Human Services Counseling
The primary objective of the Human Services Counseling degree is to prepare students for beginning human services positions in a variety of government, civic and private and not-for-profit community based agencies and organizations. These agencies focus on the needs of people experiencing a variety of issues, physical and mental problems, drug or alcohol abuse, aging related concerns and job-seeking problems. Client groups to be served range from youth and minorities to those in crisis situations. To prepare students for a variety of employment opportunities, the Human Services Counseling curriculum provides the knowledge and skills needed for prevention and problem solving with both individuals and groups.

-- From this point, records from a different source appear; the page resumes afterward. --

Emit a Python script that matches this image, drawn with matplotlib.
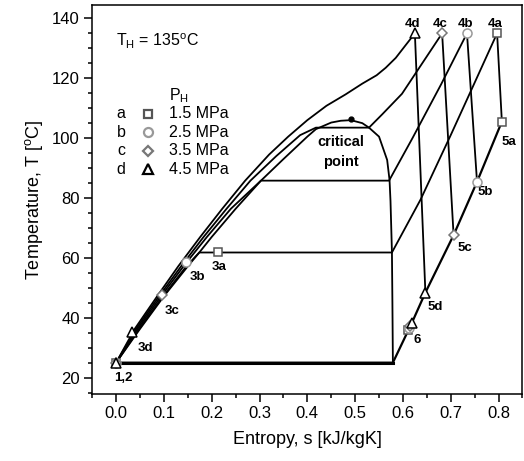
import matplotlib
matplotlib.use("Agg")
import matplotlib.pyplot as plt
from matplotlib.ticker import MultipleLocator, FormatStrFormatter

plt.rcParams['font.family'] = ['Liberation Sans', 'DejaVu Sans']
plt.rcParams['mathtext.fontset'] = 'custom'
plt.rcParams['mathtext.rm'] = 'Liberation Sans'

# saturation dome
domeLiqS = [0.0, 0.05, 0.10, 0.15, 0.174, 0.20, 0.25, 0.303, 0.35, 0.40, 0.418, 0.45, 0.47, 0.491]
domeLiqT = [25, 36.3, 47.2, 57.2, 61.8, 67, 76.4, 85.8, 93, 100.5, 103, 105.2, 105.8, 106]
domeVapS = [0.491, 0.515, 0.529, 0.550, 0.567, 0.572, 0.574, 0.577, 0.578, 0.579]
domeVapT = [106, 105, 103.5, 100.5, 92.7, 86, 79, 62, 45, 25]
criticalS, criticalT = 0.491, 106.5

# heating isobars 2 -> 4 (a: 1.5, b: 2.5, c: 3.5, d: 4.5 MPa)
heatS = {
    'a': [0.0, 0.048, 0.098, 0.147, 0.174, 0.577, 0.637, 0.70, 0.75, 0.797],
    'b': [0.0, 0.045, 0.094, 0.141, 0.190, 0.240, 0.303, 0.571, 0.62, 0.68, 0.734],
    'c': [0.0, 0.042, 0.090, 0.136, 0.183, 0.231, 0.281, 0.335, 0.385, 0.418,
          0.529, 0.557, 0.598, 0.640, 0.682],
    'd': [0.0, 0.039, 0.086, 0.130, 0.176, 0.222, 0.270, 0.32, 0.36, 0.40, 0.44,
          0.48, 0.515, 0.545, 0.564, 0.585, 0.603, 0.625],
}
heatT = {
    'a': [25, 36.3, 47.2, 57.2, 61.8, 61.8, 79.5, 101, 118.5, 135],
    'b': [25, 36.3, 47.2, 57.2, 67, 76.4, 85.8, 85.8, 100, 118, 135],
    'c': [25, 36.3, 47.2, 57.2, 67, 76.4, 85.8, 94, 101, 103.5,
          103.5, 108, 114.8, 124.9, 135],
    'd': [25, 36.3, 47.2, 57.2, 67, 76.4, 85.8, 94.5, 100.5, 106, 110.8,
          114.6, 118.2, 121, 123.5, 126.8, 130.5, 135],
}

# state points
s3 = {'a': 0.214, 'b': 0.147, 'c': 0.095, 'd': 0.033}
T3 = {'a': 61.8, 'b': 58.7, 'c': 47.6, 'd': 35.2}
s4 = {'a': 0.797, 'b': 0.734, 'c': 0.682, 'd': 0.625}
T4 = {'a': 135, 'b': 135, 'c': 135, 'd': 135}
s5 = {'a': 0.807, 'b': 0.755, 'c': 0.706, 'd': 0.647}
T5 = {'a': 105.5, 'b': 85.4, 'c': 67.6, 'd': 48.4}
s6 = {'a': 0.611, 'b': 0.612, 'c': 0.614, 'd': 0.619}
T6 = {'a': 35.9, 'b': 36.6, 'c': 37.3, 'd': 38.4}
s1, T1 = 0.0, 25

# condensing line 5 -> 1
condS = [0.807, 0.755, 0.706, 0.647, 0.619, 0.579, 0.0]
condT = [105.5, 85.4, 67.6, 48.4, 38.4, 25, 25]

cycles = ['a', 'b', 'c', 'd']
pressures = ['1.5 MPa', '2.5 MPa', '3.5 MPa', '4.5 MPa']
markers = {'a': 's', 'b': 'o', 'c': 'D', 'd': '^'}
edgeCols = {'a': '#555555', 'b': '#999999', 'c': '#777777', 'd': '#000000'}
msizes = {'a': 6, 'b': 6.5, 'c': 5.5, 'd': 7}

fig = plt.figure(figsize=(5.24, 4.61), dpi=100)
ax = fig.add_axes([0.176, 0.1464, 0.821, 0.8417])

lw = 1.3
ax.plot(domeLiqS, domeLiqT, color='black', lw=lw)
ax.plot(domeVapS, domeVapT, color='black', lw=lw)
ax.plot([criticalS], [criticalT], 'o', color='black', ms=3.5)

for c in cycles:
    ax.plot(heatS[c], heatT[c], color='black', lw=lw)
    ax.plot([s4[c], s5[c]], [T4[c], T5[c]], color='black', lw=lw)
ax.plot(condS, condT, color='black', lw=1.6)
ax.plot(condS[-2:], condT[-2:], color='black', lw=2.2)

for c in cycles:
    kw = dict(marker=markers[c], ms=msizes[c], mfc='white', mec=edgeCols[c], mew=1.1, ls='none', zorder=5)
    ax.plot([s1], [T1], **kw)
    ax.plot([s6[c]], [T6[c]], **kw)
    ax.plot([s5[c]], [T5[c]], **kw)
    ax.plot([s3[c]], [T3[c]], **kw)
    ax.plot([s4[c]], [T4[c]], **kw)

bold = dict(fontsize=9.5, fontweight='bold', ha='center', va='center')
for c in cycles:
    ax.text(s4[c] - 0.004, 138.0, '4' + c, **bold)
ax.text(0.821, 98.8, '5a', **bold)
ax.text(0.772, 82.1, '5b', **bold)
ax.text(0.729, 63.2, '5c', **bold)
ax.text(0.668, 43.7, '5d', **bold)
ax.text(0.630, 32.6, '6', **bold)
ax.text(0.216, 56.9, '3a', **bold)
ax.text(0.170, 53.7, '3b', **bold)
ax.text(0.118, 42.3, '3c', **bold)
ax.text(0.061, 30.0, '3d', **bold)
ax.text(0.015, 19.8, '1,2', **bold)
ax.text(0.470, 98.8, 'critical', fontsize=10.5, fontweight='bold', ha='center', va='center')
ax.text(0.470, 92.1, 'point', fontsize=10.5, fontweight='bold', ha='center', va='center')

# annotation and hand-made legend
ax.text(0.0, 132.2, r'T$_\mathrm{H}$ = 135$^\mathrm{o}$C', fontsize=11.5, ha='left', va='center')
ax.text(0.131, 114.2, r'P$_\mathrm{H}$', fontsize=11.5, ha='center', va='center')
for i, c in enumerate(cycles):
    ty = 108.2 - i * 6.2
    ax.text(0.010, ty, c, fontsize=11.5, ha='center', va='center')
    ax.plot([0.066], [ty], marker=markers[c], ms=msizes[c], mfc='white', mec=edgeCols[c], mew=1.6, ls='none')
    ax.text(0.110, ty, pressures[i], fontsize=11.5, ha='left', va='center')

ax.set_xlim(-0.05, 0.85)
ax.set_ylim(14.7, 144.3)
ax.xaxis.set_major_locator(MultipleLocator(0.1))
ax.xaxis.set_minor_locator(MultipleLocator(0.05))
ax.xaxis.set_major_formatter(FormatStrFormatter('%.1f'))
ax.yaxis.set_major_locator(MultipleLocator(20))
ax.yaxis.set_minor_locator(MultipleLocator(5))
ax.tick_params(which='both', direction='out', top=False, right=False, labelsize=12, width=1.1)
ax.tick_params(which='major', length=5.5)
ax.tick_params(which='minor', length=3)
for sp in ax.spines.values():
    sp.set_linewidth(1.1)

ax.set_xlabel('Entropy, s [kJ/kgK]', fontsize=13, labelpad=7)
ax.set_ylabel(r'Temperature, T [$^\mathrm{o}$C]', fontsize=13, labelpad=5)

fig.savefig('out.png', dpi=100)
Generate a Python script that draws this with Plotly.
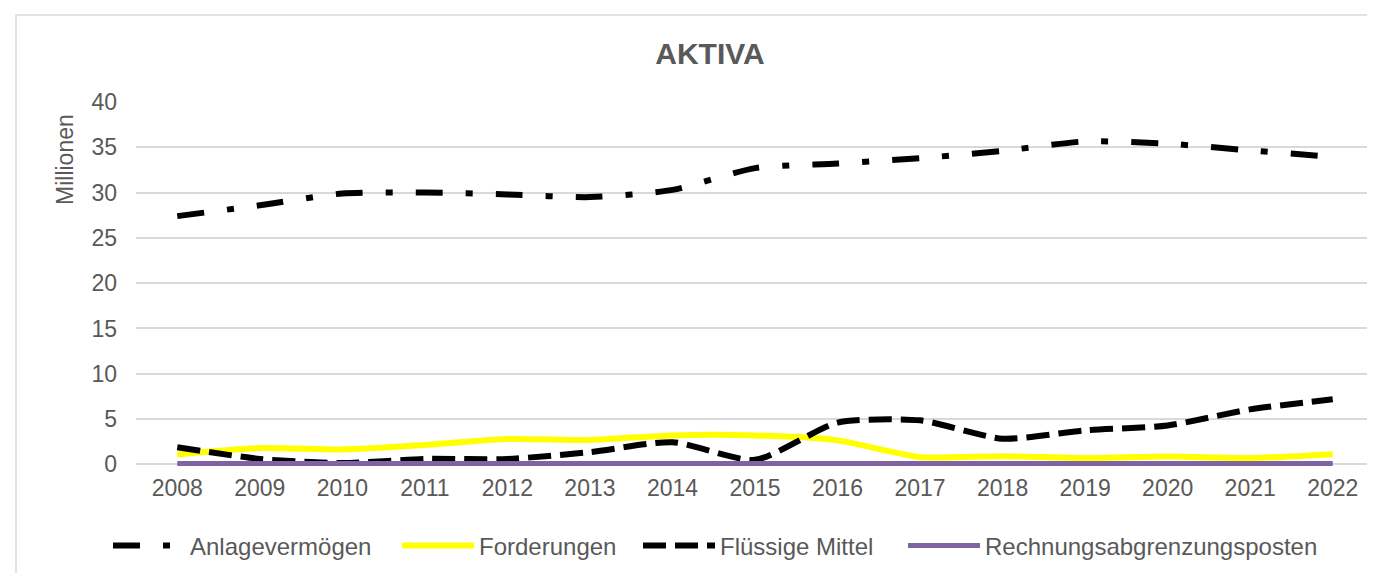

So what kind of job can I get with a Human Service Counseling degree?

  • Drug & Alcohol Counselor
  • Family Support Specialist
  • Case Manager
  • Social Services Specialist
  • Child Abuse Worker
  • Nursing Aide
  • Community Outreach WorkerDirector
  • Mental Health Aide
  • Military Counselor
  • Rehabilitation Counselor
  • Substance Abuse Counselor
  • Marriage, Family & Child Counselor
  • Domestic Violence Counselor
Show Me the Money!
The Chicago Tribune reports that college graduates earn on average 75% more money than those who only have a high school degree. In particular, graduates with a counseling services to the deaf degree typically can earn between $30,000 and $60,000 for entry level jobs. (Bureau of Labor Statistics, Occupational Employment Statistics Survey)
Human Services Counseling Department at a Glance
Acting Dean: Dr. Brad Jessop, College of Liberal Arts & Social Sciences
Chair: Dr. Joy Patton, LMSW, MA
Coordinator: Dr. Janna Byrd, CSC, QA V/V
Degree: Bachelor of Arts
Minor: 5
Faculty: 7 full-time
Organizations: 2
Scholarships: 4
Location: 221A Horace Mann

Degree Options

Concentration in Aging Services
The Aging Specialization is designed to prepare students for positions in community organizations serving the aged person. Courses cover the social and psychological aspects of aging, program planning and evaluation, and intervention techniques; and they provide the other technical skills needed to work with older individuals. Students are acquainted with nutrition programs; senior centers; area agencies on aging; and other federal, state, and private gerontological resources.

Concentration in Human Services
The objective of the Human Services Counseling - concentration in counseling is to provide theory and practice based education for those individuals interested in working with persons in a variety of helping situations. Graduates will provide services to individuals, couples, families, groups or employees and can assist clients with problem solving and prevention, employment or job interview skills.

Concentration in Rehabilitation
The Rehabilitation concentration is designed to prepare students for positions in a variety of federal, state and community rehabilitation agencies, facilities and organizations that provide services to individuals with disabilities and addictions. Students may opt for the concentration in rehabilitation or may seek additional expertise in the field of addictions with the Rehabilitation-Option in Addictions tract.

Concentrations in Services to the Deaf
The objective of the Services to the Deaf concentration is to prepare students to work with deaf and hard of hearing individuals. The academic program is structured to provide students with the specialized knowledge and sign language skills that will enable them to provide services in a broad spectrum of private, state, federal and community agencies.